Given problem> Go through the data and copy every line exactly, but not the images.

-- Start --

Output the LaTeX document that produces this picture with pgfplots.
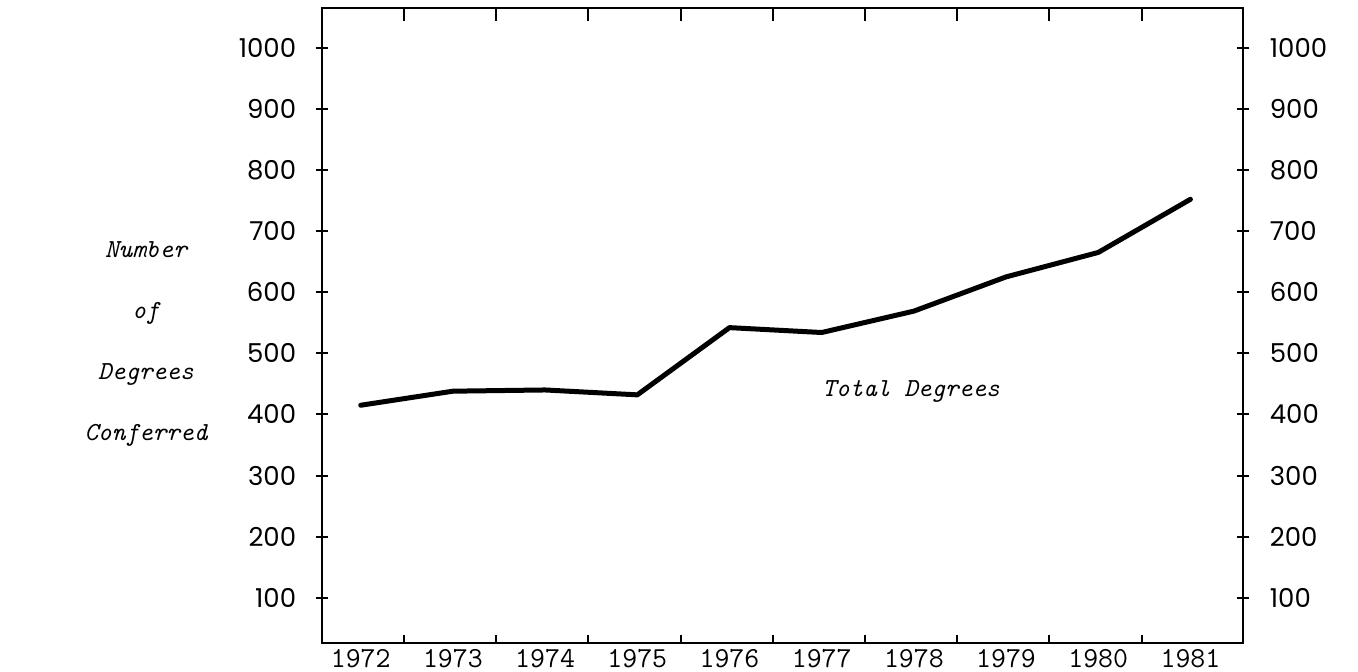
\documentclass[border=0pt]{standalone}
\usepackage{fontspec}
\usepackage{pgfplots}
\pgfplotsset{compat=1.18}
\newfontfamily\pop{Poppins}
\begin{document}
\begin{tikzpicture}
\pgfplotsset{
  common/.style={
    at={(0,0)}, anchor=south west, scale only axis,
    width=460.5pt, height=317.5pt,
    xmin=1971.58, xmax=1981.57, ymin=26, ymax=1065,
    axis line style={line width=1pt, black},
    every tick/.style={line width=1pt, black},
    /pgf/number format/1000 sep={},
    /pgf/number format/assume math mode=true,
    clip=false,
  },
}
% left y axis
\begin{axis}[common,
  tick align=center, major tick length=6.5pt,
  xtick=\empty,
  ytick={100,200,...,1000}, ytick pos=left, yticklabel pos=left,
  yticklabel style={font=\pop\fontsize{13}{15}\selectfont, anchor=east, inner sep=0pt, xshift=-9.5pt},
]
\end{axis}
% right y axis
\begin{axis}[common,
  tick align=center, major tick length=6.5pt,
  xtick=\empty,
  ytick={100,200,...,1000}, ytick pos=right, yticklabel pos=right,
  yticklabel style={font=\pop\fontsize{13}{15}\selectfont, anchor=west, inner sep=0pt, xshift=10pt},
]
\end{axis}
% top x ticks
\begin{axis}[common,
  tick align=inside, major tick length=6.5pt,
  ytick=\empty,
  xtick={1972.47,1973.47,1974.47,1975.47,1976.47,1977.47,1978.47,1979.47,1980.47},
  xtick pos=top, xticklabels={},
]
\end{axis}
% bottom x ticks, labels and data
\begin{axis}[common,
  tick align=inside, major tick length=4pt,
  ytick=\empty,
  xtick={1972.47,1973.47,1974.47,1975.47,1976.47,1977.47,1978.47,1979.47,1980.47},
  xtick pos=bottom, xticklabels={},
  extra x ticks={1972,1973,1974,1975,1976,1977,1978,1979,1980,1981},
  extra x tick labels={1972,1973,1974,1975,1976,1977,1978,1979,1980,1981},
  extra x tick style={major tick length=0pt,
    xticklabel style={font=\ttfamily\fontsize{14.5}{16}\selectfont, anchor=base, inner sep=0pt, yshift=-12.5pt}},
]
\addplot[black, line width=2.5pt, line join=round, line cap=round] coordinates {
  (1972,415) (1973,438) (1974,440) (1975,432) (1976,542)
  (1977,534) (1978,569) (1979,625) (1980,665) (1981,752)
};
\node[font=\ttfamily\itshape\fontsize{13}{15}\selectfont] at (axis cs:1977.97,438) {Total Degrees};
\end{axis}
\node[font=\ttfamily\itshape\fontsize{13}{30.5}\selectfont, align=center] at (-88pt,149.5pt)
  {Number\\of\\Degrees\\Conferred};
\pgfresetboundingbox
\path[use as bounding box] (-161pt,-14.5pt) rectangle (518pt,321.5pt);
\end{tikzpicture}
\end{document}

-- End --

Correct response>
Output the LaTeX document that produces this picture with pgfplots.
\documentclass[border=0pt]{standalone}
\usepackage{fontspec}
\usepackage{pgfplots}
\pgfplotsset{compat=1.18}
\newfontfamily\pop{Poppins}
\begin{document}
\begin{tikzpicture}
\pgfplotsset{
  common/.style={
    at={(0,0)}, anchor=south west, scale only axis,
    width=460.5pt, height=317.5pt,
    xmin=1971.58, xmax=1981.57, ymin=26, ymax=1065,
    axis line style={line width=1pt, black},
    every tick/.style={line width=1pt, black},
    /pgf/number format/1000 sep={},
    /pgf/number format/assume math mode=true,
    clip=false,
  },
}
% left y axis
\begin{axis}[common,
  tick align=center, major tick length=6.5pt,
  xtick=\empty,
  ytick={100,200,...,1000}, ytick pos=left, yticklabel pos=left,
  yticklabel style={font=\pop\fontsize{13}{15}\selectfont, anchor=east, inner sep=0pt, xshift=-9.5pt},
]
\end{axis}
% right y axis
\begin{axis}[common,
  tick align=center, major tick length=6.5pt,
  xtick=\empty,
  ytick={100,200,...,1000}, ytick pos=right, yticklabel pos=right,
  yticklabel style={font=\pop\fontsize{13}{15}\selectfont, anchor=west, inner sep=0pt, xshift=10pt},
]
\end{axis}
% top x ticks
\begin{axis}[common,
  tick align=inside, major tick length=6.5pt,
  ytick=\empty,
  xtick={1972.47,1973.47,1974.47,1975.47,1976.47,1977.47,1978.47,1979.47,1980.47},
  xtick pos=top, xticklabels={},
]
\end{axis}
% bottom x ticks, labels and data
\begin{axis}[common,
  tick align=inside, major tick length=4pt,
  ytick=\empty,
  xtick={1972.47,1973.47,1974.47,1975.47,1976.47,1977.47,1978.47,1979.47,1980.47},
  xtick pos=bottom, xticklabels={},
  extra x ticks={1972,1973,1974,1975,1976,1977,1978,1979,1980,1981},
  extra x tick labels={1972,1973,1974,1975,1976,1977,1978,1979,1980,1981},
  extra x tick style={major tick length=0pt,
    xticklabel style={font=\ttfamily\fontsize{14.5}{16}\selectfont, anchor=base, inner sep=0pt, yshift=-12.5pt}},
]
\addplot[black, line width=2.5pt, line join=round, line cap=round] coordinates {
  (1972,415) (1973,438) (1974,440) (1975,432) (1976,542)
  (1977,534) (1978,569) (1979,625) (1980,665) (1981,752)
};
\node[font=\ttfamily\itshape\fontsize{13}{15}\selectfont] at (axis cs:1977.97,438) {Total Degrees};
\end{axis}
\node[font=\ttfamily\itshape\fontsize{13}{30.5}\selectfont, align=center] at (-88pt,149.5pt)
  {Number\\of\\Degrees\\Conferred};
\pgfresetboundingbox
\path[use as bounding box] (-161pt,-14.5pt) rectangle (518pt,321.5pt);
\end{tikzpicture}
\end{document}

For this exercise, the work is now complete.